SAS: Safeguarding Silicon Valley

To find out more about the Stand Against Socialism (SAS) campaign, click here

By Dougal Burrowes, Volunteer

The last few days have been big for big tech; Facebook, Alphabet (Google) and Twitter have all released their financial results from the second quarter. Since last year, Facebook’s weekly usage has increased by 8%, Alphabet’s revenues have increased by 19% and Twitter’s by 18%.

This growth should be welcomed. Social media encourages greater transparency and accountability, expands consumer choice and promotes freedom of speech. These are values we hold dear in the capitalist West.

Yet, authoritarian socialist regimes across the world deliberately restrict their citizens’ access to social media.

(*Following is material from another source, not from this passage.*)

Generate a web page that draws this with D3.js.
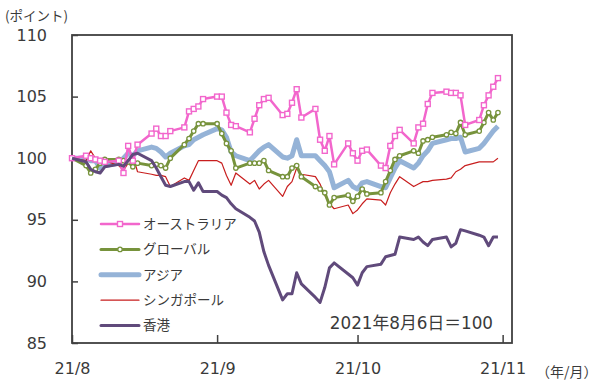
<!DOCTYPE html>
<html>
<head>
<meta charset="utf-8">
<script src="https://cdn.jsdelivr.net/npm/d3@7"></script>
<style>
  body { margin: 0; background: #fff; }
  text { fill: #3a3a3a; }
</style>
</head>
<body>
<div id="chart"></div>
<script>
// trading days, 2021
const days = ["8/6","8/9","8/10","8/11","8/12","8/13","8/16","8/17","8/18","8/19","8/20",
  "8/23","8/24","8/25","8/26","8/27","8/30","8/31",
  "9/1","9/2","9/3","9/6","9/7","9/8","9/9","9/10","9/13","9/14","9/15","9/16","9/17",
  "9/20","9/21","9/22","9/23","9/24","9/27","9/28","9/29","9/30",
  "10/1","10/4","10/5","10/6","10/7","10/8","10/11","10/12","10/13","10/14","10/15",
  "10/18","10/19","10/20","10/21","10/22","10/25","10/26","10/27","10/28","10/29",
  "11/1","11/2","11/3","11/4","11/5"];

const australia = [100,100.2,100.0,99.9,99.8,99.7,99.8,98.8,101.0,99.8,101.1,102.0,102.4,101.8,101.8,102.2,102.5,103.8,
  104.0,104.2,104.8,105.0,105.0,103.7,102.7,102.6,102.1,103.2,104.3,104.8,104.9,103.5,103.6,104.5,105.6,103.3,104.0,101.5,100.6,101.8,
  99.5,101.2,100.4,99.8,100.6,100.7,99.4,99.2,101.0,101.8,102.3,101.2,102.5,102.8,104.4,105.3,105.4,105.3,105.3,105.1,102.7,
  103.1,104.3,105.1,105.8,106.5];
const globalIdx = [100,99.4,98.8,99.1,99.6,99.9,99.9,99.8,99.7,99.3,99.6,99.4,99.5,99.4,99.2,100.0,101.1,101.6,
  102.2,102.8,102.8,102.8,102.0,101.2,100.6,99.2,99.6,99.6,99.6,99.8,99.0,98.5,98.5,99.2,99.4,98.5,97.7,97.5,97.2,96.2,
  96.8,97.0,96.5,96.9,97.5,97.1,97.2,98.1,99.0,99.9,100.2,100.6,100.4,101.4,101.5,101.7,101.9,102.1,102.0,102.9,101.9,
  102.2,102.9,103.7,103.1,103.7];
const asia = [100,100.0,99.8,99.8,99.2,99.4,99.6,100.0,100.4,100.2,100.6,100.9,100.8,100.5,100.1,100.4,101.0,101.1,
  101.5,101.7,101.9,102.4,102.3,101.7,100.5,100.2,99.8,100.2,100.6,100.9,101.1,100.1,100.0,100.2,101.5,100.2,100.2,99.8,99.4,98.9,
  97.6,98.2,97.7,97.5,98.0,98.1,97.7,97.6,98.4,99.2,99.8,99.2,99.6,100.2,100.6,101.2,101.5,101.6,101.6,101.7,100.5,
  100.8,101.2,101.7,102.2,102.6];
const singapore = [100,99.8,100.6,100.0,99.8,99.8,99.4,99.0,99.6,100.2,98.9,98.7,98.6,98.6,98.5,97.7,98.4,98.2,
  99.0,99.8,99.8,99.8,99.6,98.6,97.8,98.8,97.9,98.2,97.5,97.9,98.2,96.9,97.7,98.1,99.2,98.7,98.5,97.9,97.0,96.3,
  95.9,96.2,95.5,95.8,96.3,96.7,96.6,96.2,97.2,97.9,98.5,97.7,97.9,98.1,98.1,98.2,98.3,98.4,98.9,99.1,99.4,
  99.7,99.7,99.7,99.7,100.0];
const hongkong = [100,99.7,99.1,98.9,98.8,99.3,99.5,99.35,99.8,100.3,100.4,99.8,99.2,98.5,97.8,97.7,98.1,98.1,
  97.4,98.0,97.3,97.3,97.0,96.8,96.3,95.9,95.2,94.9,94.0,92.4,91.3,88.5,89.0,89.0,90.7,89.8,88.7,88.3,89.5,91.1,
  91.5,90.6,90.3,89.7,90.7,91.2,91.4,92.0,92.1,92.2,93.6,93.4,93.6,93.2,92.9,93.4,93.6,92.8,93.1,94.2,94.1,
  93.75,93.6,92.9,93.6,93.6];

const yTicks = [85, 90, 95, 100, 105, 110];
const xTickDays = ["8/6", "9/6", "10/6", "11/6"];

const W = 600, H = 385;
const margin = {left: 72, right: 512, top: 35, bottom: 343};

const parse = d3.timeParse("%Y/%m/%d");
const dates = days.map(d => parse("2021/" + d));

const x = d3.scaleTime()
  .domain([parse("2021/8/6"), parse("2021/11/8")])
  .range([margin.left, margin.right]);
const y = d3.scaleLinear().domain([85, 110]).range([margin.bottom, margin.top]);

const series = [
  {name: "アジア", values: asia, color: "#95B3D7", width: 5, marker: null},
  {name: "シンガポール", values: singapore, color: "#C81E1E", width: 1.2, marker: null},
  {name: "グローバル", values: globalIdx, color: "#77933C", width: 3, marker: "circle"},
  {name: "オーストラリア", values: australia, color: "#F266CC", width: 2.5, marker: "square"},
  {name: "香港", values: hongkong, color: "#604A7B", width: 3, marker: null}
];
const legendOrder = ["オーストラリア", "グローバル", "アジア", "シンガポール", "香港"];

const svg = d3.select("#chart").append("svg")
  .attr("width", W).attr("height", H);

// axes
svg.append("g")
  .attr("transform", "translate(" + margin.left + ",0)")
  .call(d3.axisLeft(y).tickValues(yTicks).tickSizeInner(-6).tickSizeOuter(0).tickPadding(25))
  .call(g => g.select(".domain").remove())
  .call(g => g.selectAll("line").attr("stroke", "#404040").attr("stroke-width", 1.5))
  .call(g => g.selectAll("text").attr("font-family", "DejaVu Sans").attr("font-size", 16).attr("fill", "#3a3a3a"));

svg.append("g")
  .attr("transform", "translate(0," + margin.bottom + ")")
  .call(d3.axisBottom(x).tickValues(xTickDays.map(d => parse("2021/" + d)))
    .tickFormat(d3.timeFormat("%y/%-m")).tickSizeInner(-8).tickSizeOuter(0).tickPadding(20))
  .call(g => g.select(".domain").remove())
  .call(g => g.selectAll("line").attr("stroke", "#404040").attr("stroke-width", 1.5))
  .call(g => g.selectAll("text").attr("font-family", "DejaVu Sans").attr("font-size", 16).attr("fill", "#3a3a3a"));

svg.append("rect")
  .attr("x", margin.left).attr("y", margin.top)
  .attr("width", margin.right - margin.left).attr("height", margin.bottom - margin.top)
  .attr("fill", "none").attr("stroke", "#404040").attr("stroke-width", 1.8);

// lines
const line = d3.line().x((d, i) => x(dates[i])).y(d => y(d));

series.forEach(s => {
  svg.append("path")
    .datum(s.values)
    .attr("fill", "none")
    .attr("stroke", s.color)
    .attr("stroke-width", s.width)
    .attr("stroke-linejoin", "round")
    .attr("d", line);
  if (s.marker === "square") {
    svg.append("g").selectAll("rect").data(s.values).join("rect")
      .attr("x", (d, i) => x(dates[i]) - 2.5).attr("y", d => y(d) - 2.5)
      .attr("width", 5).attr("height", 5)
      .attr("fill", "#fff").attr("stroke", s.color).attr("stroke-width", 1.4);
  } else if (s.marker === "circle") {
    svg.append("g").selectAll("circle").data(s.values).join("circle")
      .attr("cx", (d, i) => x(dates[i])).attr("cy", d => y(d)).attr("r", 2.2)
      .attr("fill", "#fff").attr("stroke", s.color).attr("stroke-width", 1.3);
  }
});

// legend
const lg = svg.append("g").attr("transform", "translate(100,224)");
legendOrder.forEach((name, i) => {
  const s = series.find(d => d.name === name);
  const g = lg.append("g").attr("transform", "translate(0," + (i * 25.4) + ")");
  g.append("line").attr("x1", 1).attr("x2", 39).attr("y1", 0).attr("y2", 0)
    .attr("stroke", s.color).attr("stroke-width", s.width).attr("stroke-linecap", "round");
  if (s.marker === "square") {
    g.append("rect").attr("x", 17.5).attr("y", -2.5).attr("width", 5).attr("height", 5)
      .attr("fill", "#fff").attr("stroke", s.color).attr("stroke-width", 1.4);
  } else if (s.marker === "circle") {
    g.append("circle").attr("cx", 20).attr("cy", 0).attr("r", 2.2)
      .attr("fill", "#fff").attr("stroke", s.color).attr("stroke-width", 1.3);
  }
  g.append("text").attr("x", 43).attr("y", 0).attr("dy", "0.36em")
    .attr("font-family", "Noto Sans CJK JP").attr("font-size", 13.5)
    .text(name);
});

// texts
svg.append("text").attr("x", 5).attr("y", 16).attr("dy", "0.36em")
  .attr("font-family", "Noto Sans CJK JP").attr("font-size", 13.5)
  .text("(ポイント)");
svg.append("text").attr("x", 536).attr("y", 372).attr("dy", "0.36em")
  .attr("font-family", "Noto Sans CJK JP").attr("font-size", 14)
  .text("（年/月）");
svg.append("text").attr("x", 493).attr("y", 323).attr("dy", "0.36em")
  .attr("text-anchor", "end")
  .attr("font-family", "DejaVu Sans, Noto Sans CJK JP").attr("font-size", 16.8)
  .text("2021年8月6日＝100");
</script>
</body>
</html>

The empowering of the individual that social media enables is contrary to the ideological collectivism of socialist dictatorships. Unfortunately the world is littered with examples of those.

The People’s Republic of China have banned Facebook, Instagram, YouTube and Twitter, amongst others, forcing users to use China-only media outlets like WeChat and Weibo. Indeed, CNN describe the Chinese censorship programme as “more extensive and advanced than in any other country in the world”. Chinese socialism zealously silences its people, and internet censorship is a large piece of this puzzle. This is also having an adverse effect on enterprise. Chinese companies are being forced to circumvent censorship through a VPN in order to access blocked websites.

Unfortunately, but predictably, the situation in China is replicated in other socialist countries. The National Union of Workers of the Press of Venezuela discovered that 115 media outlets have been closed down since 2013. In April 2019, the Venezuelan government disrupted access to major social media sites and blocked BBC and CNN from displaying images of protestors. In Cuba, the Freedom on the Net 2018 report criticised the lack of internet freedom and described Cuba as one of the “most repressive environments for information and communication technologies”.

Despite the rise in social media usage in the UK, state supervision over internet freedom is not absent. In April 2019, the Government published the Online Harms White Paper which set out the government’s plans for a regulator on internet content. This would force websites to remove ‘bad content’ (e.g. hate speech) and even block or fine sites that do not comply. Our friends at the excellent Adam Smith Institute have fervently opposed such measures, writing in response that “the Government should be ashamed of themselves for leading the Western world into internet censorship”. They rightly conclude elsewhere that this report is “at its core, illiberal, and incompatible with English ideas of harm and freedom”.

Journalist’s fears over internet freedom were also heightened when Jeremy Corbyn, supporter of Venezuelan President Nicolas Maduro, warned British free press that “change is coming”. Both main political parties seem committed to cracking down on free speech, online and elsewhere.

More than ever, we are faced with the threat of curbs to internet freedom from all across the world. Social media is a great output to exercise accountability and freedom of expression; and it is this reason that it is under threat in socialist countries worldwide. We must ensure this form of government intervention finds no foothold in this country too.